Entries taken from a collection
──────
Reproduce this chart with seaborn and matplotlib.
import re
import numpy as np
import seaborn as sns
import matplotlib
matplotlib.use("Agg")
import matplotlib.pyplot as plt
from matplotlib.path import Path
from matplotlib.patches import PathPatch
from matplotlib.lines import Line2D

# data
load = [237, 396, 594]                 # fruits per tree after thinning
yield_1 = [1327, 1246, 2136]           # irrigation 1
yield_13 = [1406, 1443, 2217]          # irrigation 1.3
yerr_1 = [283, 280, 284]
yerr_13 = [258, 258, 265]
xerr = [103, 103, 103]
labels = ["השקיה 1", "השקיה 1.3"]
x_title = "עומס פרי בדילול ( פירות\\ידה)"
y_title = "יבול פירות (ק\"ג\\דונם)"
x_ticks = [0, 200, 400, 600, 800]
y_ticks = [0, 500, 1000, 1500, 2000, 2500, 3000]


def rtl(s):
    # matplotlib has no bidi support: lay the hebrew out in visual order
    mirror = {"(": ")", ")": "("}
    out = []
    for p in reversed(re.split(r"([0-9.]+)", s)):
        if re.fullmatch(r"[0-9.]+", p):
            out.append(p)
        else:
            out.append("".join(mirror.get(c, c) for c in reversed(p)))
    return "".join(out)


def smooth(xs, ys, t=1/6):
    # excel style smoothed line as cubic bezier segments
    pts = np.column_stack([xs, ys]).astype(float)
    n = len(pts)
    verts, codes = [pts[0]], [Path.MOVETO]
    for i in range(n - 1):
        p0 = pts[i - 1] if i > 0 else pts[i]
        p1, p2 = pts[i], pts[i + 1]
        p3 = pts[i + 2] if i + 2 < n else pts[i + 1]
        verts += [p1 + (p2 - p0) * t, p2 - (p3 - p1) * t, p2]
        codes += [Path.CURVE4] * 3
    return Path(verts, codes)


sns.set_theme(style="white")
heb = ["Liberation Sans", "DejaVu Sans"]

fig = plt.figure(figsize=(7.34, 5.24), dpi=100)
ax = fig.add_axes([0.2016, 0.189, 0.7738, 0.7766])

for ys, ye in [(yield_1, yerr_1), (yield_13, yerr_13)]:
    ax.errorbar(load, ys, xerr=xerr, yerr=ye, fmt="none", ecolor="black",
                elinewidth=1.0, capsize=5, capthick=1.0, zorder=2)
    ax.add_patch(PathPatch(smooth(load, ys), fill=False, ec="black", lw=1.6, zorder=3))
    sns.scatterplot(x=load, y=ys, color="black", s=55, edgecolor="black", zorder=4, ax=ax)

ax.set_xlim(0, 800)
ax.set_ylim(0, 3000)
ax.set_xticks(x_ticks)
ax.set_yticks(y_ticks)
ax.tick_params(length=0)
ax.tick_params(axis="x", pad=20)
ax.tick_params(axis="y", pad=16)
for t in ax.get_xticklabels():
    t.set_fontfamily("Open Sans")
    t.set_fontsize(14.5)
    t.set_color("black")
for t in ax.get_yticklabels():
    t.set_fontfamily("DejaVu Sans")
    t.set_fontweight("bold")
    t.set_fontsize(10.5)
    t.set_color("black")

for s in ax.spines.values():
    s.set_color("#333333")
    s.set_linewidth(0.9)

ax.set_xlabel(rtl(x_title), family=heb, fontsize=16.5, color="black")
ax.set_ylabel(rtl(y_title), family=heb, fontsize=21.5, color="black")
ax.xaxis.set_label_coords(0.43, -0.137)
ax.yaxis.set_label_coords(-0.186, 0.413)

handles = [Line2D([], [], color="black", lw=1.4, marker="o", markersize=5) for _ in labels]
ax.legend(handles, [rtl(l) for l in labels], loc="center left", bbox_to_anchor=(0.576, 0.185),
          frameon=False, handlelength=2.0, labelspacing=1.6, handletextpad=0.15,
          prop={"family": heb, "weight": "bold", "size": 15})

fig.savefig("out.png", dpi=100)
──────
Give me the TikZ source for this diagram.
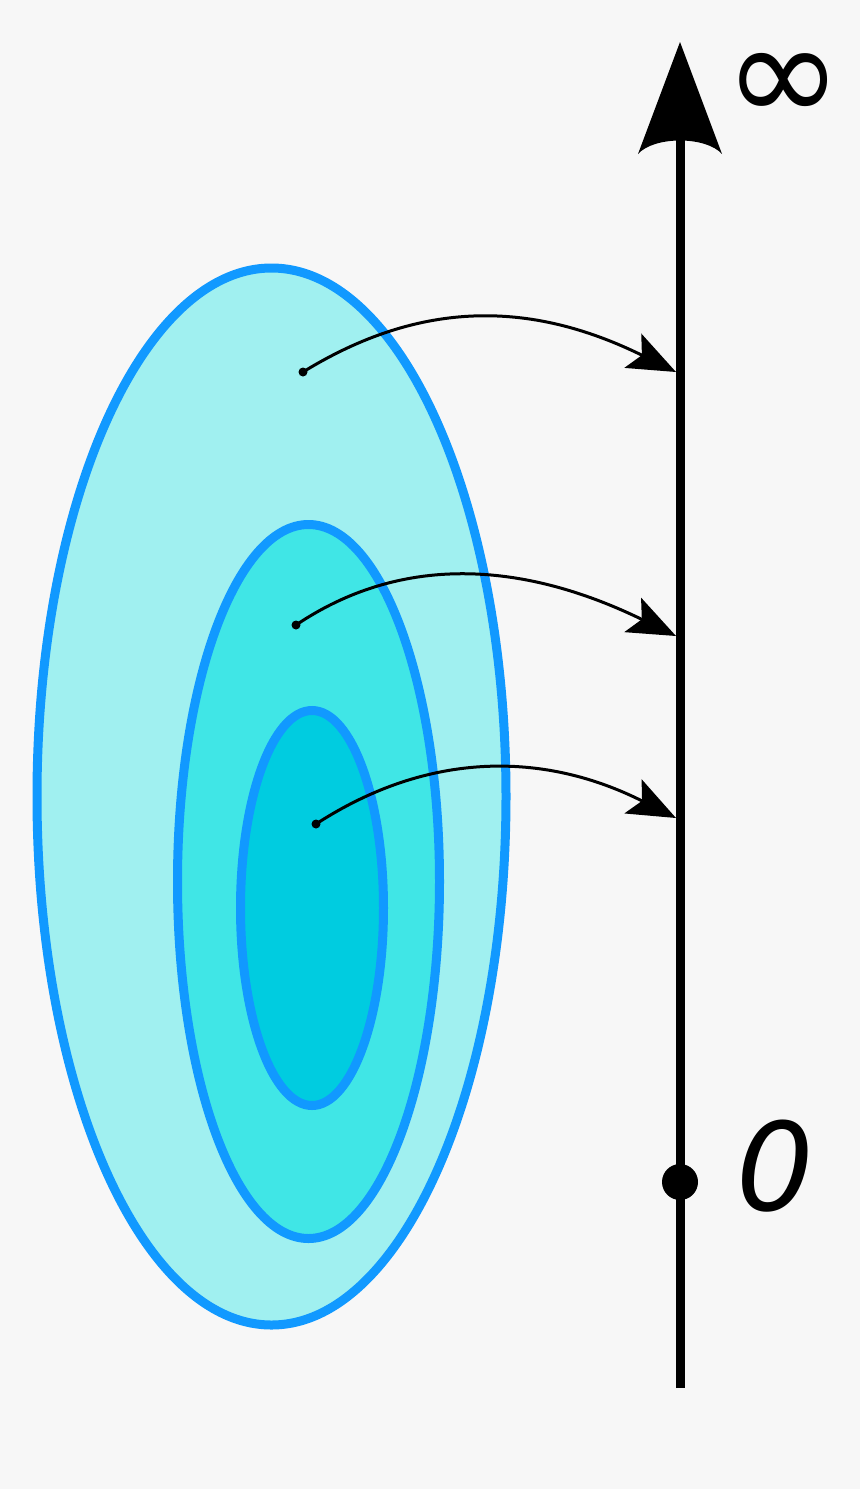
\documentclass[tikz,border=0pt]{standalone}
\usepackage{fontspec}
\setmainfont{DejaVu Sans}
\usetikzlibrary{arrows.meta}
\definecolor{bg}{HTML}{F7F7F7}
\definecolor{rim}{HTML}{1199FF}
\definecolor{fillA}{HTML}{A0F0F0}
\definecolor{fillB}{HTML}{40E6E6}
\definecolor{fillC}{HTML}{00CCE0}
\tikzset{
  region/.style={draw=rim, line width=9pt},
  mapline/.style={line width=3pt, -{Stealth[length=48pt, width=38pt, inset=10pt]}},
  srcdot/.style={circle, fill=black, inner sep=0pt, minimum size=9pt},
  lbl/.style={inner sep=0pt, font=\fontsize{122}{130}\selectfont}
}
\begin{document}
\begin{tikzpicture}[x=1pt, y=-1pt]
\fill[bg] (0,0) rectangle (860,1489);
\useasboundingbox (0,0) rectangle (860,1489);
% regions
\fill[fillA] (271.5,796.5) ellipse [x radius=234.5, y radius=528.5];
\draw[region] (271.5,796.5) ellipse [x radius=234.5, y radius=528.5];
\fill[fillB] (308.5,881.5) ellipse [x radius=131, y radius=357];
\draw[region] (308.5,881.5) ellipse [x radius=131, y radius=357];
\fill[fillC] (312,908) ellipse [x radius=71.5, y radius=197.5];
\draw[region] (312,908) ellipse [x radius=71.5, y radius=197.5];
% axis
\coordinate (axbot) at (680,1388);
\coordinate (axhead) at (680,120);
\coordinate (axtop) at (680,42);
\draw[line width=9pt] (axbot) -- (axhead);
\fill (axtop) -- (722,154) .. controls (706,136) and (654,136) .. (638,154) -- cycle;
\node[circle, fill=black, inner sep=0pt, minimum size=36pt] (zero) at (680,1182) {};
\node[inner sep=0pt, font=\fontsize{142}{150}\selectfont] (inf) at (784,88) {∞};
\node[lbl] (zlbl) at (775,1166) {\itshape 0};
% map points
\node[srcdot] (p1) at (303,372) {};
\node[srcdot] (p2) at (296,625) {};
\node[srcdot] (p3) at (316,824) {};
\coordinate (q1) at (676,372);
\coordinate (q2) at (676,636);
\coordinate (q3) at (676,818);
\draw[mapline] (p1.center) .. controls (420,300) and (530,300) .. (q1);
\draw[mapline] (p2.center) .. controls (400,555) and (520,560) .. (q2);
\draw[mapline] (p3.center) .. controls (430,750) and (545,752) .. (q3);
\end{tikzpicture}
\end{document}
──────
Look through the material above and print exactly the lines from the one containing "Reproduce this chart" to the one containing "from matplotlib.lines import Line2D", both included, and nothing more.

Reproduce this chart with seaborn and matplotlib.
import re
import numpy as np
import seaborn as sns
import matplotlib
matplotlib.use("Agg")
import matplotlib.pyplot as plt
from matplotlib.path import Path
from matplotlib.patches import PathPatch
from matplotlib.lines import Line2D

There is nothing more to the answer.